◆ **What is asked**: Drop every picture, then transcribe the remaining data exactly.

◆ **Given information**:
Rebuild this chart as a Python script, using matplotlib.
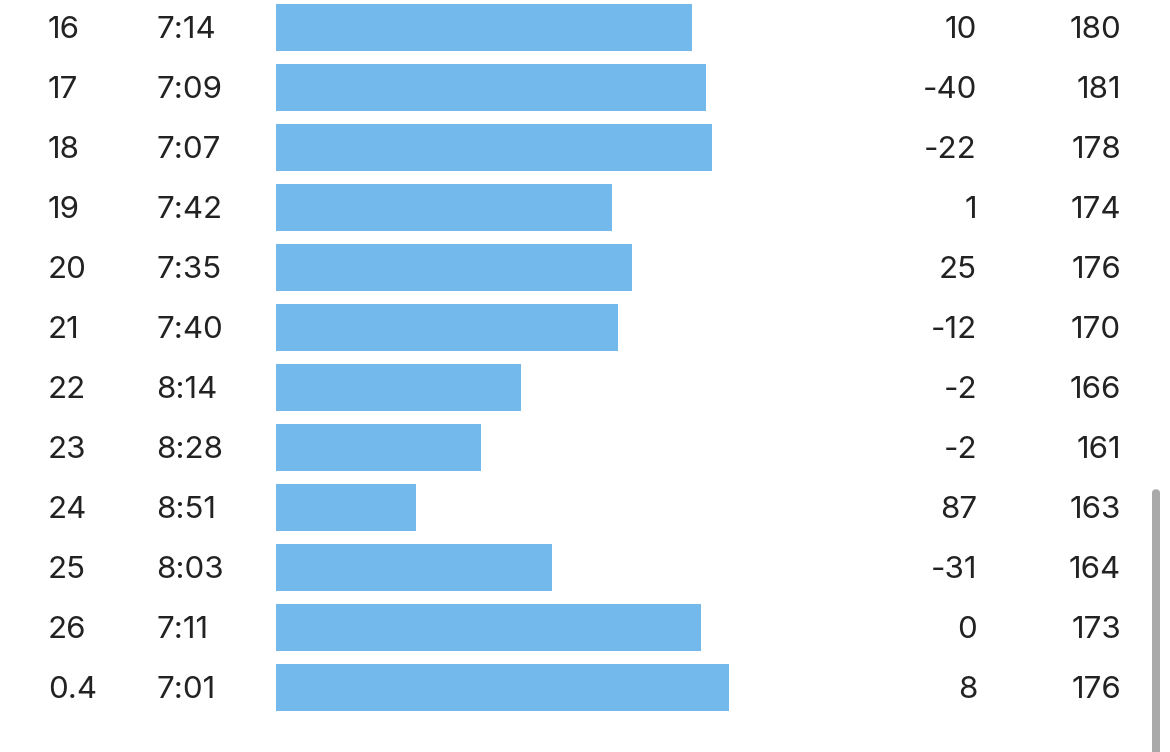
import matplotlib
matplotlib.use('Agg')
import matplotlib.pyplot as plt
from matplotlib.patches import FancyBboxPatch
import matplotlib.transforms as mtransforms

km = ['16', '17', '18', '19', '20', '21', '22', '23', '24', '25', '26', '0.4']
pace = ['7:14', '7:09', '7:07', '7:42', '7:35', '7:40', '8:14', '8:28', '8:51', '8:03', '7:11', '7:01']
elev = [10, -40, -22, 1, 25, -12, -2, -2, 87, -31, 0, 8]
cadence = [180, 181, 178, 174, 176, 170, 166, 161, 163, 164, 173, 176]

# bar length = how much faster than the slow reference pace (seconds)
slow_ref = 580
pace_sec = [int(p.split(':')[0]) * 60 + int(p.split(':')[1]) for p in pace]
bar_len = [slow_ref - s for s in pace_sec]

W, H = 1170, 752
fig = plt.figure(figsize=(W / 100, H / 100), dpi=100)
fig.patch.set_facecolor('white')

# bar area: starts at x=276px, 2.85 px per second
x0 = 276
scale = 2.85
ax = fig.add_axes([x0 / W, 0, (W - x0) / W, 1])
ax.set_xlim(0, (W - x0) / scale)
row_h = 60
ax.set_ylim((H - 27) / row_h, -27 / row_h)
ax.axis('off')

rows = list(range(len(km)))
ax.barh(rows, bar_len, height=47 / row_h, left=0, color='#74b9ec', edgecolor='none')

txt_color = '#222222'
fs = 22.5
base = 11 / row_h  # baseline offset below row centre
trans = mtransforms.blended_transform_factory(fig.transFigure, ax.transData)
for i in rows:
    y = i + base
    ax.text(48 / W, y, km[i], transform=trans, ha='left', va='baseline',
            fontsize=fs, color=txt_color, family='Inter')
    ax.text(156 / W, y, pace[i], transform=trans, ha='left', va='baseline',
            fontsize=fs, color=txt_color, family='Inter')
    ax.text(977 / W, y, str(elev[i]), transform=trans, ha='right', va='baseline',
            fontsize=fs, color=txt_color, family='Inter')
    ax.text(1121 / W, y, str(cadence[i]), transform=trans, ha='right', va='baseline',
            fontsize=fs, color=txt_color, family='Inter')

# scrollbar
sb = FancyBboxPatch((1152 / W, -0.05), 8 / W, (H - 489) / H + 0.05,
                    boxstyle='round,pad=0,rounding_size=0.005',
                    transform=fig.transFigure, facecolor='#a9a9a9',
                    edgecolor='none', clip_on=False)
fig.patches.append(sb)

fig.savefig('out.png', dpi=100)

◆ **Response to the exercise**:
Rebuild this chart as a Python script, using matplotlib.
import matplotlib
matplotlib.use('Agg')
import matplotlib.pyplot as plt
from matplotlib.patches import FancyBboxPatch
import matplotlib.transforms as mtransforms

km = ['16', '17', '18', '19', '20', '21', '22', '23', '24', '25', '26', '0.4']
pace = ['7:14', '7:09', '7:07', '7:42', '7:35', '7:40', '8:14', '8:28', '8:51', '8:03', '7:11', '7:01']
elev = [10, -40, -22, 1, 25, -12, -2, -2, 87, -31, 0, 8]
cadence = [180, 181, 178, 174, 176, 170, 166, 161, 163, 164, 173, 176]

# bar length = how much faster than the slow reference pace (seconds)
slow_ref = 580
pace_sec = [int(p.split(':')[0]) * 60 + int(p.split(':')[1]) for p in pace]
bar_len = [slow_ref - s for s in pace_sec]

W, H = 1170, 752
fig = plt.figure(figsize=(W / 100, H / 100), dpi=100)
fig.patch.set_facecolor('white')

# bar area: starts at x=276px, 2.85 px per second
x0 = 276
scale = 2.85
ax = fig.add_axes([x0 / W, 0, (W - x0) / W, 1])
ax.set_xlim(0, (W - x0) / scale)
row_h = 60
ax.set_ylim((H - 27) / row_h, -27 / row_h)
ax.axis('off')

rows = list(range(len(km)))
ax.barh(rows, bar_len, height=47 / row_h, left=0, color='#74b9ec', edgecolor='none')

txt_color = '#222222'
fs = 22.5
base = 11 / row_h  # baseline offset below row centre
trans = mtransforms.blended_transform_factory(fig.transFigure, ax.transData)
for i in rows:
    y = i + base
    ax.text(48 / W, y, km[i], transform=trans, ha='left', va='baseline',
            fontsize=fs, color=txt_color, family='Inter')
    ax.text(156 / W, y, pace[i], transform=trans, ha='left', va='baseline',
            fontsize=fs, color=txt_color, family='Inter')
    ax.text(977 / W, y, str(elev[i]), transform=trans, ha='right', va='baseline',
            fontsize=fs, color=txt_color, family='Inter')
    ax.text(1121 / W, y, str(cadence[i]), transform=trans, ha='right', va='baseline',
            fontsize=fs, color=txt_color, family='Inter')

# scrollbar
sb = FancyBboxPatch((1152 / W, -0.05), 8 / W, (H - 489) / H + 0.05,
                    boxstyle='round,pad=0,rounding_size=0.005',
                    transform=fig.transFigure, facecolor='#a9a9a9',
                    edgecolor='none', clip_on=False)
fig.patches.append(sb)

fig.savefig('out.png', dpi=100)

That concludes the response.